See the link below for more information on the dance The Spanish Gypsy (or Jeepsie), the song from which the tune for the dance came, and the 1623 play from which the song came, which had the title "The Spanish Gypsy".

http://www.pbm.com/~lindahl/lod/vol4/spanish_gipsy.html

I'll go out on a limb and make some historical pronouncements which cannot be proven, but which seem most probable to me:

The dance title The Spanish Gypsy came from the dance being done to a tune associated with the play The Spanish Gypsy.

The dance figure Gypsy got its name from the prevalence of the figure in the dance The Spanish Gypsy.

The Morris dance figures whole-gyp and half-gyp were originally called whole-gypsy and half-gypsy.  (Although parts of England had and ancient tradition of seasonal dancing under the name Morris Dance, it seems likely, from the nature of the dances, that the form of the Cotswold dance traditions collected by Cecil Sharp only went back to the Elizabethan period.)

I offer the above hypotheses to counter the claim that the dance term "gypsy" was based on an ethnic stereotype.  Of course, even if I'm right about these hypotheses, they have nothing to do with the fact that the term "gypsy" offends some people, which we want to avoid.

Jacob



On Sat, Oct 24, 2015 at 5:47 PM, James Saxe via Callers <callers@lists.sharedweight.net> wrote:

Let me point out that the 1651 edition of Playford also
includes a dance titled "The Spanish Jeepsie" (listed as
"Spanish Jepsies" in the contents).  This dance has a similar
figure to the one in "Cuckolds all a row":

    ... go all about your We. not turning your faces. ...

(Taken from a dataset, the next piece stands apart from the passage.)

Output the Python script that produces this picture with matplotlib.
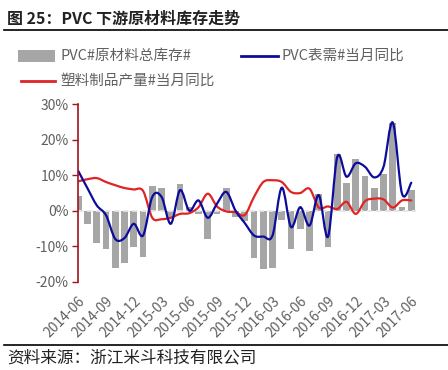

In fact the second and third parts of "The Spanish Jeepsie"
have

    ... go about your own as before ...

So the figure occurs more often in that dance than it does in
"Cuckolds all a row".

I don't know of (and haven't looked for) any specific evidence
linking "The Spanish Jeepsie" to the terms "half-gip" and
"whole-gip" in Morris dancing.  I also don't know of (and
haven't looked for) any evidence linking the choreography of
"The Spanish Jeepsie" to anything that occurs in traditional
Romani dancing (or it traditional Spanish dancing).